The problem -
Retype the whole listing, please, keeping every line exact and dropping the pictures.

Collected material -
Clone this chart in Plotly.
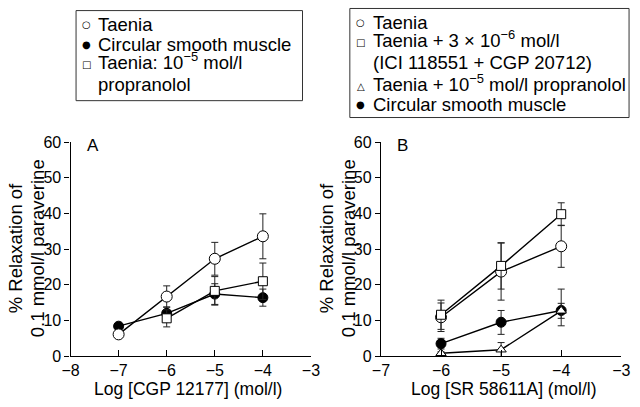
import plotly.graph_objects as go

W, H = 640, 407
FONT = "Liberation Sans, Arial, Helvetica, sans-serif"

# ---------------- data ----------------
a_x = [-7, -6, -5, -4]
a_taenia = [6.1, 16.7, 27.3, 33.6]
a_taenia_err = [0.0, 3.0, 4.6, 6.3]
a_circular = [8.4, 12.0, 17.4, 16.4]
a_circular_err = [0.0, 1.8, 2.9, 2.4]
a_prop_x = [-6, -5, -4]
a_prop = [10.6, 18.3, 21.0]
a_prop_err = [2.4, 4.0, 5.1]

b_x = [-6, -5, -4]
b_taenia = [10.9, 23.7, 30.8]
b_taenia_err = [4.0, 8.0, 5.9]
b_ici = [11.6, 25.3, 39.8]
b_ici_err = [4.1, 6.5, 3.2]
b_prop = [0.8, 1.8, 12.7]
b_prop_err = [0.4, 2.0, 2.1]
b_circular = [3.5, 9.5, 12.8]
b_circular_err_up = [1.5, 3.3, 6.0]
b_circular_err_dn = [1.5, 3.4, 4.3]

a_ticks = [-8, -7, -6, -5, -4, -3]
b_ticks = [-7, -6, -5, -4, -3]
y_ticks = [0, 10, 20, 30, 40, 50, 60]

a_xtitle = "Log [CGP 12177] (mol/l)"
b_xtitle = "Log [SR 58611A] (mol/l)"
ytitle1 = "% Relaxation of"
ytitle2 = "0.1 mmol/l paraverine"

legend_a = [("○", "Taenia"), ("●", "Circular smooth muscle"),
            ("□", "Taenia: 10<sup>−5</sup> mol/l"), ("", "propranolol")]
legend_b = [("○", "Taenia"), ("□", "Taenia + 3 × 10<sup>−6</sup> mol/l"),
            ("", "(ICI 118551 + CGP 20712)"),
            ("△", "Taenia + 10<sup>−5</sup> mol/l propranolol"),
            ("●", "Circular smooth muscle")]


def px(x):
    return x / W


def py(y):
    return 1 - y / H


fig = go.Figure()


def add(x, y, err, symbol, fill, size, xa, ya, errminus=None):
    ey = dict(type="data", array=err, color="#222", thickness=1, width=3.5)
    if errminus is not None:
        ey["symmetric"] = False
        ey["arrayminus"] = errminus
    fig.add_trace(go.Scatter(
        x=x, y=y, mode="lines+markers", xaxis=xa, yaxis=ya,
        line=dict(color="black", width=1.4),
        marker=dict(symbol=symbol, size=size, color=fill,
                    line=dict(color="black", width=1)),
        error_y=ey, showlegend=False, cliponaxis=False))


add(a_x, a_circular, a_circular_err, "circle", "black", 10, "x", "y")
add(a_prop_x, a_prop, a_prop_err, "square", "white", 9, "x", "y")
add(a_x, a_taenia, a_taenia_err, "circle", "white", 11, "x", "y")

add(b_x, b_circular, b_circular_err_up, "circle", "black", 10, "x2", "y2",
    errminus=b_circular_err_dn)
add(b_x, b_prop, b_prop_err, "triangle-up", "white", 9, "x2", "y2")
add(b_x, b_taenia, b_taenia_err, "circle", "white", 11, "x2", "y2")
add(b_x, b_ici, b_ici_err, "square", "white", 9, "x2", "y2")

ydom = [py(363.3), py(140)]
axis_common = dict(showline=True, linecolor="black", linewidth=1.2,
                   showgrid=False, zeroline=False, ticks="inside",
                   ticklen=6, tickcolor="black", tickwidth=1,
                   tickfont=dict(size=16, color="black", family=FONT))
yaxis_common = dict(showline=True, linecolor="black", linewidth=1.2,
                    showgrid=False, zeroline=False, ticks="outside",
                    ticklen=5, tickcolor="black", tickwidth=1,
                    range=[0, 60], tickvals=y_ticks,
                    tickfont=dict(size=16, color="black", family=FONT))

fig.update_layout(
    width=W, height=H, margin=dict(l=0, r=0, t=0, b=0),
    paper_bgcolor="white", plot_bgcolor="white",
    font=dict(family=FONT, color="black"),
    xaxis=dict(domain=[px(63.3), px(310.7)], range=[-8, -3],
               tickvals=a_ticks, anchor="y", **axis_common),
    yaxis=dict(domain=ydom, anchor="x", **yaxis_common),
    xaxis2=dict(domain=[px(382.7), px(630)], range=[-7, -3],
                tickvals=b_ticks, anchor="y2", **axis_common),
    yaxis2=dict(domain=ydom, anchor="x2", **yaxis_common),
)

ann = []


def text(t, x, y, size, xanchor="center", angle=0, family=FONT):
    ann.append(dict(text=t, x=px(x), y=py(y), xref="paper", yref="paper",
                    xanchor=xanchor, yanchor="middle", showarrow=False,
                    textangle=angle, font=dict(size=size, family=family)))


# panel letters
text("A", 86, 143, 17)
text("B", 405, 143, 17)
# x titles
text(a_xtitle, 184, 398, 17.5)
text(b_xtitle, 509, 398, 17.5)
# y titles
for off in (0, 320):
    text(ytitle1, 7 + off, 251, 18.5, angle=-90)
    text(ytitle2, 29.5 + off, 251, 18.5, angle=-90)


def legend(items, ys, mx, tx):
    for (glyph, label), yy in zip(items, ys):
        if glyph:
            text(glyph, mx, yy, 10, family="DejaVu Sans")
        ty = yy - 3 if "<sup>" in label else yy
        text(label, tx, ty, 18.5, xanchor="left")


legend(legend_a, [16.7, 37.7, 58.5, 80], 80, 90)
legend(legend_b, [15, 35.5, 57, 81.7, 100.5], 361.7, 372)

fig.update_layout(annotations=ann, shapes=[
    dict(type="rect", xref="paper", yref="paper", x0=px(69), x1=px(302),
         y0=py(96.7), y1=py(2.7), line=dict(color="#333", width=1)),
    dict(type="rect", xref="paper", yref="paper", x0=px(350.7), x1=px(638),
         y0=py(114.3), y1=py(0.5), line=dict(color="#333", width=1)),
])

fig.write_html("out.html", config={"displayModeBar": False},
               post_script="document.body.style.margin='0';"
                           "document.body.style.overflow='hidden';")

Worked solution -
Clone this chart in Plotly.
import plotly.graph_objects as go

W, H = 640, 407
FONT = "Liberation Sans, Arial, Helvetica, sans-serif"

# ---------------- data ----------------
a_x = [-7, -6, -5, -4]
a_taenia = [6.1, 16.7, 27.3, 33.6]
a_taenia_err = [0.0, 3.0, 4.6, 6.3]
a_circular = [8.4, 12.0, 17.4, 16.4]
a_circular_err = [0.0, 1.8, 2.9, 2.4]
a_prop_x = [-6, -5, -4]
a_prop = [10.6, 18.3, 21.0]
a_prop_err = [2.4, 4.0, 5.1]

b_x = [-6, -5, -4]
b_taenia = [10.9, 23.7, 30.8]
b_taenia_err = [4.0, 8.0, 5.9]
b_ici = [11.6, 25.3, 39.8]
b_ici_err = [4.1, 6.5, 3.2]
b_prop = [0.8, 1.8, 12.7]
b_prop_err = [0.4, 2.0, 2.1]
b_circular = [3.5, 9.5, 12.8]
b_circular_err_up = [1.5, 3.3, 6.0]
b_circular_err_dn = [1.5, 3.4, 4.3]

a_ticks = [-8, -7, -6, -5, -4, -3]
b_ticks = [-7, -6, -5, -4, -3]
y_ticks = [0, 10, 20, 30, 40, 50, 60]

a_xtitle = "Log [CGP 12177] (mol/l)"
b_xtitle = "Log [SR 58611A] (mol/l)"
ytitle1 = "% Relaxation of"
ytitle2 = "0.1 mmol/l paraverine"

legend_a = [("○", "Taenia"), ("●", "Circular smooth muscle"),
            ("□", "Taenia: 10<sup>−5</sup> mol/l"), ("", "propranolol")]
legend_b = [("○", "Taenia"), ("□", "Taenia + 3 × 10<sup>−6</sup> mol/l"),
            ("", "(ICI 118551 + CGP 20712)"),
            ("△", "Taenia + 10<sup>−5</sup> mol/l propranolol"),
            ("●", "Circular smooth muscle")]


def px(x):
    return x / W


def py(y):
    return 1 - y / H


fig = go.Figure()


def add(x, y, err, symbol, fill, size, xa, ya, errminus=None):
    ey = dict(type="data", array=err, color="#222", thickness=1, width=3.5)
    if errminus is not None:
        ey["symmetric"] = False
        ey["arrayminus"] = errminus
    fig.add_trace(go.Scatter(
        x=x, y=y, mode="lines+markers", xaxis=xa, yaxis=ya,
        line=dict(color="black", width=1.4),
        marker=dict(symbol=symbol, size=size, color=fill,
                    line=dict(color="black", width=1)),
        error_y=ey, showlegend=False, cliponaxis=False))


add(a_x, a_circular, a_circular_err, "circle", "black", 10, "x", "y")
add(a_prop_x, a_prop, a_prop_err, "square", "white", 9, "x", "y")
add(a_x, a_taenia, a_taenia_err, "circle", "white", 11, "x", "y")

add(b_x, b_circular, b_circular_err_up, "circle", "black", 10, "x2", "y2",
    errminus=b_circular_err_dn)
add(b_x, b_prop, b_prop_err, "triangle-up", "white", 9, "x2", "y2")
add(b_x, b_taenia, b_taenia_err, "circle", "white", 11, "x2", "y2")
add(b_x, b_ici, b_ici_err, "square", "white", 9, "x2", "y2")

ydom = [py(363.3), py(140)]
axis_common = dict(showline=True, linecolor="black", linewidth=1.2,
                   showgrid=False, zeroline=False, ticks="inside",
                   ticklen=6, tickcolor="black", tickwidth=1,
                   tickfont=dict(size=16, color="black", family=FONT))
yaxis_common = dict(showline=True, linecolor="black", linewidth=1.2,
                    showgrid=False, zeroline=False, ticks="outside",
                    ticklen=5, tickcolor="black", tickwidth=1,
                    range=[0, 60], tickvals=y_ticks,
                    tickfont=dict(size=16, color="black", family=FONT))

fig.update_layout(
    width=W, height=H, margin=dict(l=0, r=0, t=0, b=0),
    paper_bgcolor="white", plot_bgcolor="white",
    font=dict(family=FONT, color="black"),
    xaxis=dict(domain=[px(63.3), px(310.7)], range=[-8, -3],
               tickvals=a_ticks, anchor="y", **axis_common),
    yaxis=dict(domain=ydom, anchor="x", **yaxis_common),
    xaxis2=dict(domain=[px(382.7), px(630)], range=[-7, -3],
                tickvals=b_ticks, anchor="y2", **axis_common),
    yaxis2=dict(domain=ydom, anchor="x2", **yaxis_common),
)

ann = []


def text(t, x, y, size, xanchor="center", angle=0, family=FONT):
    ann.append(dict(text=t, x=px(x), y=py(y), xref="paper", yref="paper",
                    xanchor=xanchor, yanchor="middle", showarrow=False,
                    textangle=angle, font=dict(size=size, family=family)))


# panel letters
text("A", 86, 143, 17)
text("B", 405, 143, 17)
# x titles
text(a_xtitle, 184, 398, 17.5)
text(b_xtitle, 509, 398, 17.5)
# y titles
for off in (0, 320):
    text(ytitle1, 7 + off, 251, 18.5, angle=-90)
    text(ytitle2, 29.5 + off, 251, 18.5, angle=-90)


def legend(items, ys, mx, tx):
    for (glyph, label), yy in zip(items, ys):
        if glyph:
            text(glyph, mx, yy, 10, family="DejaVu Sans")
        ty = yy - 3 if "<sup>" in label else yy
        text(label, tx, ty, 18.5, xanchor="left")


legend(legend_a, [16.7, 37.7, 58.5, 80], 80, 90)
legend(legend_b, [15, 35.5, 57, 81.7, 100.5], 361.7, 372)

fig.update_layout(annotations=ann, shapes=[
    dict(type="rect", xref="paper", yref="paper", x0=px(69), x1=px(302),
         y0=py(96.7), y1=py(2.7), line=dict(color="#333", width=1)),
    dict(type="rect", xref="paper", yref="paper", x0=px(350.7), x1=px(638),
         y0=py(114.3), y1=py(0.5), line=dict(color="#333", width=1)),
])

fig.write_html("out.html", config={"displayModeBar": False},
               post_script="document.body.style.margin='0';"
                           "document.body.style.overflow='hidden';")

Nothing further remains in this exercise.